Dorothy Dunnett - Das Königsspiel

  • Kurzbeschreibung:
    1547, gleichzeitig mit einer englischen Invasionsarmee, trifft Francis Crawford of Lymond, Junker von Culter in seiner Heimat Schottland ein. Vor fünf Jahren wurde er als Verräter angeklagt und geächtet. Nun ist er der Anführer einer Söldnerbande und spielt eine Kriegspartei gegen die andere aus.
    Will Scott, Erbe der Buccleuchs und Anhänger der Moralphilosophie, schließt sich dieser Bande an. Zuerst fasziniert von dem skrupellosen Anführer beginnt Will Scott immer mehr zu zweifeln, was Lymond wirklich will. - Seine Unschuld beweisen, die Engländer unterstützen oder seine Familie ruinieren?



    Mein Eindruck:
    Dorothy Dunnett steht ja hoch im Kurs bei allen, die historische Romane lesen. Ich kannte sie noch nicht, und da mir die Geschichte rund um Lymond mehr zu liegen schien als die Niccolo-Reihe, hab ich bei TT zugeschlagen, als das Buch dort auftauchte. Leider habe ich eine andere Ausgabe als auf dem Bild unten, viel häßlicher, ein furchtbares Cover, das aus dem Film "3 Nüsse für Aschenbrödel" geklaut zu sein scheint. Und leider löst sich inzwischen fast jede Seite aus der Bindung :-(


    Zuzugeben, das man mit Dunnett nicht klar kommt, scheint fast so, als müsste man das eigene Unvermögen zugeben, ihre Bücher zu verstehen. Denn fast jeder positive Kritiker weisst drauf hin, wie feinsinnig und tiefgründig sie ihre Geschichten und ihre Figuren anlegt und wie Doppelbödig alles ist. Der Leser soll mitdenken.
    Das kann ich so bestätigen. Lymond, der Held, wird, wie bei Dunnett wohl üblich, nur durch den Blick anderer gesehen. Dadurch eröffnen sich seine Charakterfacetten nur nach und nach.

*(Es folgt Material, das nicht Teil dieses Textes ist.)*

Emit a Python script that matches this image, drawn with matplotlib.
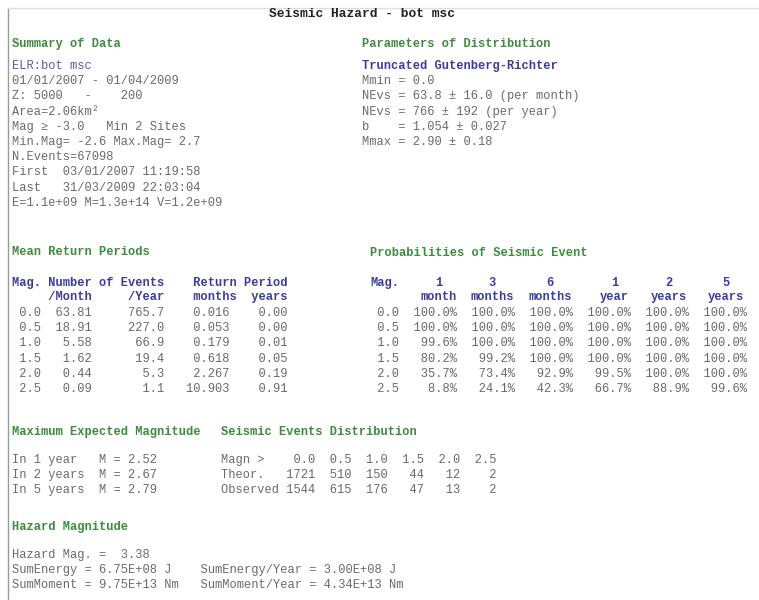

    Ihre Figuren sind sehr real gezeichnet. Was mich allerdings stört ist Dunnetts ungenau Beschreibung der Ereignisse. Bei manchen Geschehnissen kann ich mir einfach nicht vorstellen, was gerade abgelaufen ist. Dann wiederrum ist es sehr lebensecht, wie ein Gang über den Jahrmarkt. Aber allzuoft verschwimmt der stattfindende Handlungsablauf in einem Wust von Worten. Ich bekomme gerne genau erzählt, was gerade passiert, mit Andeutungen kann ich nicht viel anfangen, ich will die Geschichte ja nicht interpretieren sondern lesen. Zumindest, was die Rahmenhandlung betrifft, die sogenannte "Action".


    Ich gebe zu, ich tue mich schwer mit dem Buch. Erschwerend kommt noch hinzu, das sie die Personen oft unterschiedlich benennt, mit ihrem Vornamen, Nachnamen, Titel etc. Und wenn es dann noch Vater und Sohn mit gleichem Titel gibt, wirds für mein schlechtes Namensgedächtnis echt haarig. Es verlangt wirklich ein gerüttelt Maß an Konzentration, zu behalten, wer Enländer und wer Schotte ist und wer auf welcher Burg sitzt usw. Spaß macht es, die kleinen Andeutungen und Schurkereien Lymonds zu verfolgen. Wie gesagt, mein größter Kritikpunkt ist, das ich die äußeren Umstände oft nicht genug beschrieben bekomme.


    Ich hab hier auch noch das erste Band zur Niccolo-Reihe liegen, in neuer Übersetzung. Ich bin mal gespannt, ob ich da ähnliche Erfahrungen mache oder ob mein Problem vielleicht an der leicht altmodischen Sprache liegt, die evtl. in neuer Übersetzung etwas modernisiert wurde.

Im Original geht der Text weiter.